Arthur H. Smith, Village Life in China (New
York: Fleming H. Revell, 1899)

In an old Chinese story, the great lord of Chi was reading the Book of Saints of when a carpenter in his presence asked what he was doing.  The lord explained that he was reading the book to become a greater prince by following the sages.  The carpenter had the audacity to point out that one cannot truly learn from reading about dead men.  True understanding comes from doing for oneself, whether handicraft or statecraft.
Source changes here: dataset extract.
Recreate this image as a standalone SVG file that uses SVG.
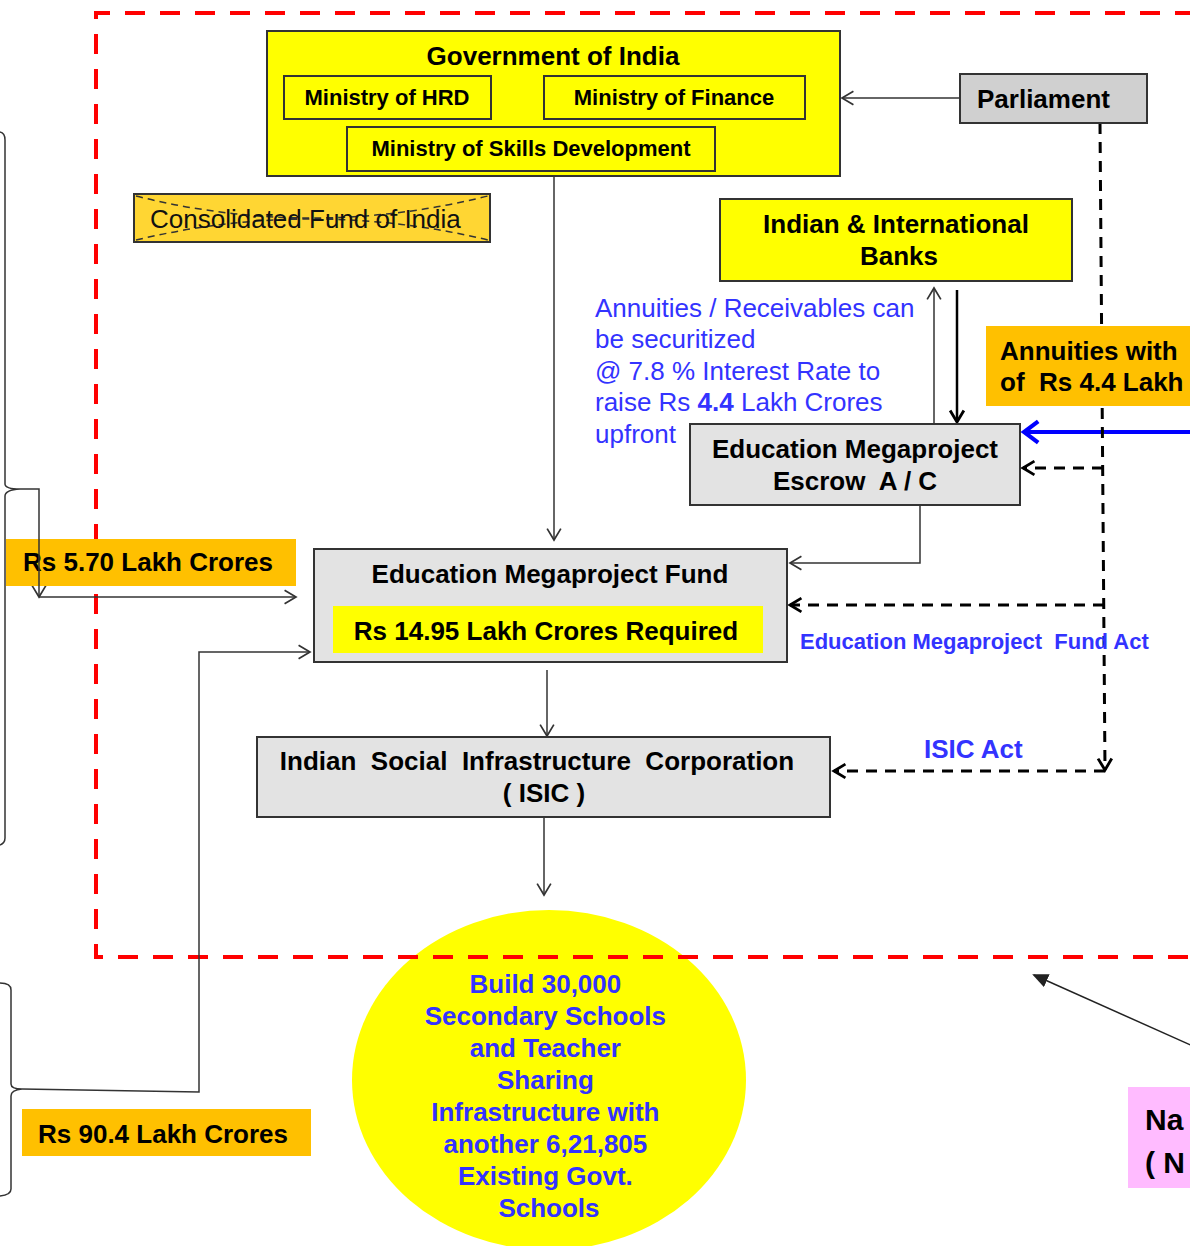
<svg xmlns="http://www.w3.org/2000/svg" width="1190" height="1246" viewBox="0 0 1190 1246">
<style>
text{font-family:"Liberation Sans",Arial,sans-serif;}
.b{font-weight:bold;fill:#000;}
.t26{font-size:26px;}
.t22{font-size:22px;}
.blue{fill:#3333ff;}
.box{stroke:#333;stroke-width:2;}
.conn{fill:none;stroke:#333;stroke-width:1.5;}
.dash{fill:none;stroke:#000;stroke-width:3;stroke-dasharray:11 8;}
</style>
<defs>
<marker id="open" markerUnits="userSpaceOnUse" markerWidth="16" markerHeight="18" refX="11" refY="7" orient="auto" viewBox="0 0 14 14">
<path d="M1,1 L11,7 L1,13" fill="none" stroke="#333" stroke-width="1.5"/>
</marker>
<marker id="openB" markerUnits="userSpaceOnUse" markerWidth="16" markerHeight="18" refX="11" refY="7" orient="auto" viewBox="0 0 14 14">
<path d="M1,1 L11,7 L1,13" fill="none" stroke="#000" stroke-width="2.5"/>
</marker>
<marker id="openBlue" markerUnits="userSpaceOnUse" markerWidth="22" markerHeight="26" refX="14" refY="11" orient="auto" viewBox="0 0 18 22">
<path d="M2,2 L14,11 L2,20" fill="none" stroke="#0000ff" stroke-width="3.5"/>
</marker>
<marker id="fill" markerUnits="userSpaceOnUse" markerWidth="16" markerHeight="14" refX="14" refY="7" orient="auto" viewBox="0 0 16 14">
<path d="M0,0 L16,7 L0,14 Z" fill="#222"/>
</marker>
</defs>

<g id="schools">
<ellipse cx="549" cy="1080" rx="197" ry="170" fill="#ffff00"/>
</g>

<path d="M1195,13 H96 V957 H1195" fill="none" stroke="#ff0000" stroke-width="4" stroke-dasharray="20 15"/>

<g id="connectors">
<path class="conn" d="M960,98 H842" marker-end="url(#open)"/>
<path class="conn" d="M554,176 V540" marker-end="url(#open)"/>
<path class="conn" d="M934,428 V288" marker-end="url(#open)"/>
<path fill="none" stroke="#000" stroke-width="2.5" d="M957,290 V422" marker-end="url(#openB)"/>
<path class="conn" d="M920,505 V563 H790" marker-end="url(#open)"/>
<path class="conn" d="M547,670 V736" marker-end="url(#open)"/>
<path class="conn" d="M544,817 V895" marker-end="url(#open)"/>
<path fill="none" stroke="#0000ff" stroke-width="4" d="M1195,432 H1024" marker-end="url(#openBlue)"/>
<path class="dash" d="M1100,123 L1105,770" marker-end="url(#openB)"/>
<path class="dash" d="M1103,468 H1023" marker-end="url(#openB)"/>
<path class="dash" d="M1104,605 H790" marker-end="url(#openB)"/>
<path class="dash" d="M1105,771 H834" marker-end="url(#openB)"/>
<path class="conn" d="M0,132 Q5,133 5,140 V484 Q5,489 20,489 Q5,490 5,496 V838 Q5,843 0,845"/>
<path class="conn" d="M20,489 H39 V597" marker-end="url(#open)"/>
<path class="conn" d="M39,597 H296" marker-end="url(#open)"/>
<path class="conn" d="M0,983 Q11,983 11,990 V1084 Q11,1089 22,1089 Q11,1090 11,1096 V1189 Q11,1195 0,1196"/>
<path class="conn" d="M22,1089 L199,1092 V652 H310" marker-end="url(#open)"/>
<path fill="none" stroke="#222" stroke-width="1.5" d="M1195,1047 L1034,975" marker-end="url(#fill)"/>
</g>

<g id="gov">
<rect class="box" x="267" y="31" width="573" height="145" fill="#ffff00"/>
<text class="b t26" x="553" y="65" text-anchor="middle">Government of India</text>
</g>
<g id="hrd">
<rect class="box" x="284" y="76" width="207" height="43" fill="#ffff00"/>
<text class="b t22" x="387" y="105" text-anchor="middle">Ministry of HRD</text>
</g>
<g id="finance">
<rect class="box" x="544" y="76" width="261" height="43" fill="#ffff00"/>
<text class="b t22" x="674" y="105" text-anchor="middle">Ministry of Finance</text>
</g>
<g id="skills">
<rect class="box" x="347" y="127" width="368" height="44" fill="#ffff00"/>
<text class="b t22" x="531" y="156" text-anchor="middle">Ministry of Skills Development</text>
</g>
<g id="parliament">
<rect class="box" x="960" y="74" width="187" height="49" fill="#d0d0d0"/>
<text class="b t26" x="977" y="108">Parliament</text>
</g>
<g id="consolidated">
<rect class="box" x="134" y="194" width="356" height="48" fill="#ffd633"/>
<path d="M136,196 Q312,240 488,196 M136,240 Q312,198 488,240" fill="none" stroke="#333" stroke-width="1.5" stroke-dasharray="7 5"/>
<text class="t26" x="150" y="228" fill="#111">Consolidated Fund of India</text>
</g>
<g id="banks">
<rect class="box" x="720" y="199" width="352" height="82" fill="#ffff00"/>
<text class="b t26" x="896" y="233" text-anchor="middle">Indian &amp; International</text>
<text class="b t26" x="899" y="265" text-anchor="middle">Banks</text>
</g>
<g id="securitize">
<text class="t26 blue" x="595" y="317">Annuities / Receivables can</text>
<text class="t26 blue" x="595" y="348">be securitized</text>
<text class="t26 blue" x="595" y="380">@ 7.8 % Interest Rate to</text>
<text class="t26 blue" x="595" y="411">raise Rs <tspan font-weight="bold">4.4</tspan> Lakh Crores</text>
<text class="t26 blue" x="595" y="443">upfront</text>
</g>
<g id="annuities">
<rect x="986" y="326" width="210" height="80" fill="#ffc000"/>
<text class="b t26" x="1000" y="360">Annuities with</text>
<text class="b t26" x="1000" y="391" xml:space="preserve">of  Rs 4.4 Lakh</text>
</g>
<g id="escrow">
<rect class="box" x="690" y="424" width="330" height="81" fill="#e3e3e3"/>
<text class="b t26" x="855" y="458" text-anchor="middle">Education Megaproject</text>
<text class="b t26" x="855" y="490" text-anchor="middle" xml:space="preserve">Escrow  A / C</text>
</g>
<g id="fund">
<rect class="box" x="314" y="549" width="473" height="113" fill="#e3e3e3"/>
<text class="b t26" x="550" y="583" text-anchor="middle">Education Megaproject Fund</text>
<rect x="333" y="606" width="430" height="47" fill="#ffff00"/>
<text class="b t26" x="546" y="640" text-anchor="middle">Rs 14.95 Lakh Crores Required</text>
</g>
<g id="fundact">
<text class="b t22 blue" x="800" y="649" xml:space="preserve">Education Megaproject  Fund Act</text>
</g>
<g id="isicact">
<text class="b t26 blue" x="924" y="758">ISIC Act</text>
</g>
<g id="isic">
<rect class="box" x="257" y="737" width="573" height="80" fill="#e3e3e3"/>
<text class="b t26" x="537" y="770" text-anchor="middle" xml:space="preserve">Indian  Social  Infrastructure  Corporation</text>
<text class="b t26" x="544" y="802" text-anchor="middle">( ISIC )</text>
</g>
<g id="rs570">
<rect x="6" y="539" width="290" height="47" fill="#ffc000"/>
<text class="b t26" x="23" y="571">Rs 5.70 Lakh Crores</text>
</g>
<path class="conn" d="M39,539 V586"/>
<g id="rs904">
<rect x="22" y="1109" width="289" height="47" fill="#ffc000"/>
<text class="b t26" x="38" y="1143">Rs 90.4 Lakh Crores</text>
</g>
<g id="schools-text">
<text class="b t26 blue" text-anchor="middle" x="549">
<tspan x="549" y="993">Build 30,000</tspan>
<tspan x="549" y="1025">Secondary Schools</tspan>
<tspan x="549" y="1057">and Teacher</tspan>
<tspan x="549" y="1089">Sharing</tspan>
<tspan x="549" y="1121">Infrastructure with</tspan>
<tspan x="549" y="1153">another 6,21,805</tspan>
<tspan x="549" y="1185">Existing Govt.</tspan>
<tspan x="549" y="1217">Schools</tspan>
</text>
</g>
<g id="pink">
<rect x="1128" y="1087" width="70" height="101" fill="#ffbbff"/>
<text class="b" font-size="30" x="1145" y="1130">Na</text>
<text class="b" font-size="30" x="1145" y="1173">( N</text>
</g>
</svg>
Here the Chinese carpenter is the representative par excellence of the artisan class.  The carpenter personifies expertise or Qiao, a quality learned at an early age.  It is an example for everyone who sees expert specialization as fundamental to civilization.  Mencius (372 – 289 BCE) tells a parable between the situation of a prince who will not listen to counsel, and that of a homeowner who gets too involved in the building of his house; not relying on the experts: “An expert is a man who learns his skill from childhood on.  You should follow his way instead of making him follow your way.”

The great Joseph Needham in his Science and Civilization in China speaks of the Chinese veneration of intuitive and meditative skill.  Carpenters work by ‘knack’, ‘rules of thumb’, and by directly inherited learning.  His expertise cannot be expressed logically; he can only show.  The idea is in the action, what Needham calls “a total education of body and spirit”.  According to Klaas Ruitenbeck, the carpenter’s knowledge and skill was “not to be found in any book…  It is impossible to convey every knack of the trade into words”.

Valuable lessons were taught using rhymes and songs sung on the job.  When creating the rammed earth foundation, “The Carpenter’s Song for Pounding Diligently” could be up to 600 verses long, the measure of which was paid for by the owner.  The longer the song, the firmer the foundation.  A song known as the First of Eight Trigrams helped the carpenter remember the procedure for marking out raw logs.  Every joint had a rhyme or saying to describe it.  The carpenter in China was led along “customary paths which the experience of ages had created”.